Saturday, October 29, 2011

Man Convicted Of Sexually Assaulting And HOG-TYING Up 14-Year-Old Girl In Basement – Then Dumping Body In Field



A man accused of tying up a 14-year-old schoolgirl in his Ohio basement in 1967 before killing her and dumping her body was convicted Friday of murder and sentenced to life in prison.Robert Bowman, 75, took the witness stand before his sentencing to deny involvement in the killing after hearing the victim’s sister describe how Eileen Adams’ death tore her family apart.

‘I recognize the pain and suffering I’ve just heard,’ Bowman said, according to the Associated Press, but ‘I’m not responsible for that,’ he added. ‘I feel no remorse.’

Among new DNA evidence used against him, the trial featured interrogation tapes of Bowman neither denying his involvement in the girl’s death or admitting to it.

He promises to not make prosecution too easy for them.

‘All this is just a waste of time. What you want me to do is to confess to something like that which you’re not going to get. I’m not going to say anything that can be held against me. I’m just not going to make it that easy for you,’ Bowman told prosecutors on the tapes, according to WTOL-TV.

Dolls also found in his possession in the 80s featuring nails in the back of their heads, similar to how Eileen’s body was found, were also presented.

Bowman claimed they were there only to play with prosecutors.

When Eileen’s body was found it was rapped in a rug and left in a southern Michigan field after being sexually assaulted, tied up and a nail driven through the back of her head.

Her sister, Maggie Kirschman, who was eight when her sister disappeared a week before Christmas on her way home from school, said there was ‘no forgetting’ for her or their six other siblings.

Two of them, along with their parents, died in recent years, missing the final sentencing.

After hearing previous testimony by Bowman’s ex-wife against him, describing the girl found tied up ‘hanging like Jesus’ in their basement, Ms Kirschman said her family felt hopeless, with the jury not finding enough evidence for his conviction.

‘It was as if there was nothing we could do. It made us all sick,’ she said.
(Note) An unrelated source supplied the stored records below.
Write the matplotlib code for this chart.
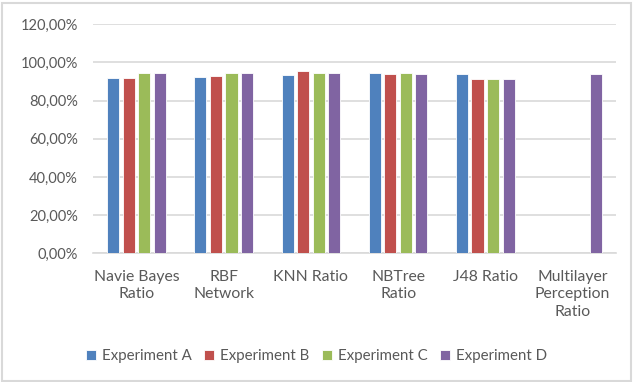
import numpy as np
import matplotlib.pyplot as plt
from matplotlib.ticker import FuncFormatter
from matplotlib.patches import Rectangle

categories = ["Navie Bayes\nRatio", "RBF\nNetwork", "KNN Ratio",
              "NBTree\nRatio", "J48 Ratio", "Multilayer\nPerception\nRatio"]
series_names = ["Experiment A", "Experiment B", "Experiment C", "Experiment D"]
exp_a = [0.917, 0.925, 0.936, 0.946, 0.941, np.nan]
exp_b = [0.917, 0.930, 0.954, 0.941, 0.912, np.nan]
exp_c = [0.946, 0.946, 0.946, 0.946, 0.912, np.nan]
exp_d = [0.943, 0.943, 0.946, 0.941, 0.912, 0.941]
colors = ["#4F81BD", "#C0504D", "#9BBB59", "#8064A2"]

plt.rcParams['font.family'] = ['Lato', 'DejaVu Sans']

fig = plt.figure(figsize=(6.33, 3.82), dpi=100)
ax = fig.add_axes([93 / 633, 1 - 253.3 / 382, 523 / 633, (253.3 - 24.3) / 382])

x = np.arange(len(categories))
width = 0.138
step = 0.178
for i, (vals, c) in enumerate(zip([exp_a, exp_b, exp_c, exp_d], colors)):
    ax.bar(x + (i - 1.5) * step, vals, width, color=c, label=series_names[i],
           edgecolor="white", linewidth=0.6, zorder=3)

ax.set_xlim(-0.5, len(categories) - 0.5)
ax.set_ylim(0, 1.2)
ax.set_yticks(np.arange(0, 1.21, 0.2))
ax.yaxis.set_major_formatter(FuncFormatter(lambda v, p: f"{v * 100:.2f}%".replace(".", ",")))
ax.grid(axis="y", color="#D9D9D9", linewidth=1.2, zorder=0)
for s in ["top", "right", "left"]:
    ax.spines[s].set_visible(False)
ax.spines["bottom"].set_color("#D9D9D9")
ax.spines["bottom"].set_linewidth(1.2)
ax.tick_params(axis="both", length=0, colors="#595959")
ax.tick_params(axis="y", pad=11, labelsize=10.5)
ax.tick_params(axis="x", pad=12, labelsize=11.3)
ax.set_xticks(x)
ax.set_xticklabels(categories, linespacing=1.3)

fig.legend(loc="center", bbox_to_anchor=(0.5, 1 - 356 / 382), ncol=4, frameon=False,
           fontsize=10.8, handlelength=0.7, handleheight=0.7, columnspacing=0.8,
           handletextpad=0.4, labelcolor="#595959")

# light frame around the chart area
fig.patches.append(Rectangle((0.003, 0.003), 0.994, 0.99, transform=fig.transFigure,
                             fill=False, edgecolor="#D9D9D9", linewidth=1.5))

fig.savefig("out.png", dpi=100)
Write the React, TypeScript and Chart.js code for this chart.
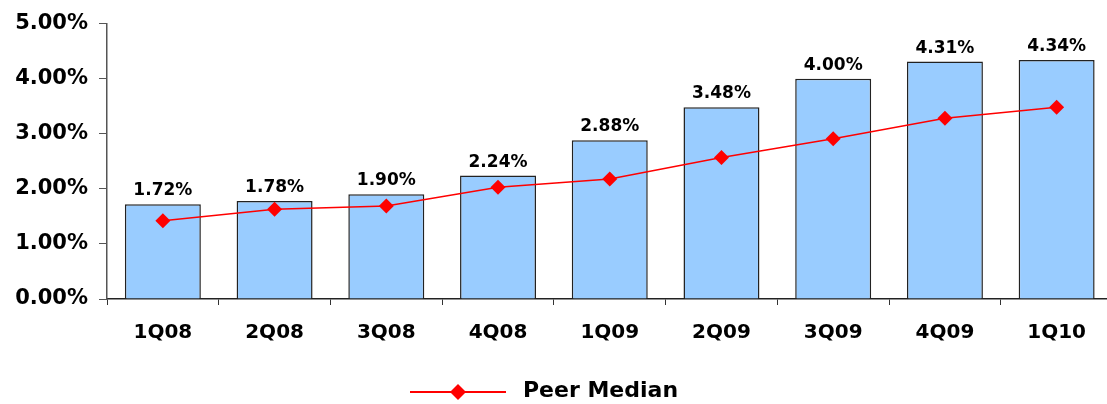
import React, { useEffect, useRef } from "react";
import { Chart, registerables } from "chart.js";

Chart.register(...registerables);

const categories = ["1Q08", "2Q08", "3Q08", "4Q08", "1Q09", "2Q09", "3Q09", "4Q09", "1Q10"];
const ratioValues = [1.72, 1.78, 1.9, 2.24, 2.88, 3.48, 4.0, 4.31, 4.34];
const peerMedian = [1.42, 1.63, 1.69, 2.03, 2.18, 2.57, 2.91, 3.28, 3.48];
const legendLabel = "Peer Median";

const FONT = "'DejaVu Sans', Verdana, sans-serif";

const barLabelPlugin = {
  id: "barLabels",
  afterDatasetsDraw(chart: any) {
    const ctx = chart.ctx;
    const meta = chart.getDatasetMeta(0);
    ctx.save();
    ctx.font = `bold 17px ${FONT}`;
    ctx.fillStyle = "#000";
    ctx.textAlign = "center";
    ctx.textBaseline = "alphabetic";
    meta.data.forEach((el: any, i: number) => {
      ctx.fillText(ratioValues[i].toFixed(2) + "%", el.x, el.y - 9);
    });
    ctx.restore();
  },
};

const legendPlugin = {
  id: "customLegend",
  afterDraw(chart: any) {
    const ctx = chart.ctx;
    const y = 392;
    ctx.save();
    ctx.strokeStyle = "#FF0000";
    ctx.lineWidth = 2;
    ctx.beginPath();
    ctx.moveTo(410, y);
    ctx.lineTo(506, y);
    ctx.stroke();
    ctx.fillStyle = "#FF0000";
    ctx.beginPath();
    const cx = 458;
    const r = 8;
    ctx.moveTo(cx, y - r);
    ctx.lineTo(cx + r, y);
    ctx.lineTo(cx, y + r);
    ctx.lineTo(cx - r, y);
    ctx.closePath();
    ctx.fill();
    ctx.fillStyle = "#000";
    ctx.font = `bold 22px ${FONT}`;
    ctx.textAlign = "left";
    ctx.textBaseline = "middle";
    ctx.fillText(legendLabel, 523, y - 1);
    ctx.restore();
  },
};

export default function App() {
  const ref = useRef<HTMLCanvasElement | null>(null);

  useEffect(() => {
    if (!ref.current) return;
    const chart = new Chart(ref.current, {
      type: "bar",
      data: {
        labels: categories,
        datasets: [
          {
            type: "bar",
            label: "Ratio",
            data: ratioValues,
            backgroundColor: "#99CCFF",
            borderColor: "#222222",
            borderWidth: 1.5,
            categoryPercentage: 1,
            barPercentage: 0.68,
            order: 1,
          },
          {
            type: "line",
            label: legendLabel,
            data: peerMedian,
            borderColor: "#FF0000",
            backgroundColor: "#FF0000",
            borderWidth: 1.5,
            pointStyle: "rectRot",
            pointRadius: 7.5,
            pointBorderWidth: 0,
            pointBackgroundColor: "#FF0000",
            tension: 0,
            order: 0,
          } as any,
        ],
      },
      options: {
        responsive: false,
        animation: false,
        devicePixelRatio: 1,
        layout: { padding: { top: 19, right: 3, bottom: 55, left: 0 } },
        plugins: {
          legend: { display: false },
          tooltip: { enabled: false },
        },
        scales: {
          x: {
            offset: true,
            grid: {
              offset: true,
              drawOnChartArea: false,
              drawTicks: true,
              tickLength: 6,
              color: "#333",
            },
            border: { color: "#222", width: 1.5 },
            ticks: {
              font: { family: FONT, size: 20, weight: "bold" },
              color: "#000",
              padding: 16,
            },
            afterFit: (scale: any) => {
              scale.height = 50;
            },
          },
          y: {
            min: 0,
            max: 5,
            grid: {
              drawOnChartArea: false,
              drawTicks: true,
              tickLength: 8,
              color: "#555",
            },
            border: { color: "#555", width: 1.5 },
            ticks: {
              stepSize: 1,
              font: { family: FONT, size: 21, weight: "bold" },
              color: "#000",
              padding: 11,
              callback: (v: any) => Number(v).toFixed(2) + "%",
            },
            afterFit: (scale: any) => {
              scale.width = 107;
            },
          },
        },
      },
      plugins: [barLabelPlugin, legendPlugin],
    });
    return () => chart.destroy();
  }, []);

  return (
    <div style={{ position: "fixed", left: 0, top: 0, width: 1107, height: 404, overflow: "hidden", background: "#fff" }}>
      <canvas ref={ref} width={1120} height={404} style={{ display: "block" }} />
    </div>
  );
}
After stumping prosecutors with a lack of hard evidence, the case against Bowman was dismissed before a cold-case squad linked new DNA evidence to Bowman in 2008.

He was charged in the killing, however was unable to be located or known if still alive.

He was profiled on ‘America’s Most Wanted’ and police in California arrested him after he was spotted riding a bicycle.

His attorney said he had been living in the desert under a tarp.

During the earlier August trial, Margaret Bowman, one of the key witnesses against her ex-husband, offered a chilling account of discovering the girl after hearing what she thought were rats in the cellar.

She told jurors she opened a wooden door and was stunned to find a naked young girl tied-up and ‘hanging like Jesus’. Her arms were outstretched and she had tape covering her mouth.

Mrs Bowman said she knew the girl was alive because: ‘I looked in her eyes.’

‘I was horrified, I was screaming, I was shaking,’ she added. ‘I didn’t know what to think.’

She said she ran upstairs and that her husband confronted her, saying that she was getting into his business and that he now had to kill the girl.

He also threatened to kill his wife and their newborn daughter if she told anyone, she said.

Mrs Bowman said she never went in the basement again. ‘That was enough,’ she said.

That same night, she testified, Bowman made her go with him as he dumped the body just north of Toledo, across the state line in Michigan.

The defense had previously questioned the credibility of her testimony and why she waited so long to contact authorities.

Mrs Bowman said that at some point she discovered school books on a table in the kitchen. She opened one of the books and saw the name Eileen Adams written inside.

The couple moved several times, including to Las Vegas, Phoenix and Miami. Ms Bowman said she didn’t go to police until 1981, after she had saved enough money to leave her husband and return to Toledo.

That was the first time anyone connected Bowman to the killing.

Detectives tracked Bowman down to Miami, Florida in 1982. Once a successful businessman who sold high-end handbags in Neiman Marcus and Saks Fifth Avenue stores, he was living in an abandoned restaurant near Miami, wearing a tattered shirt, jeans and a scruffy beard.

Bowman’s attorney said he had become involved in an offbeat religion and given up all of his material things.

Three more decades passed until cold-case detectives took DNA samples from Bowman’s ex-wife and their daughter and compared them with DNA found on Adams’ clothing.

Bowman said that he intends to appeal Friday’s conviction.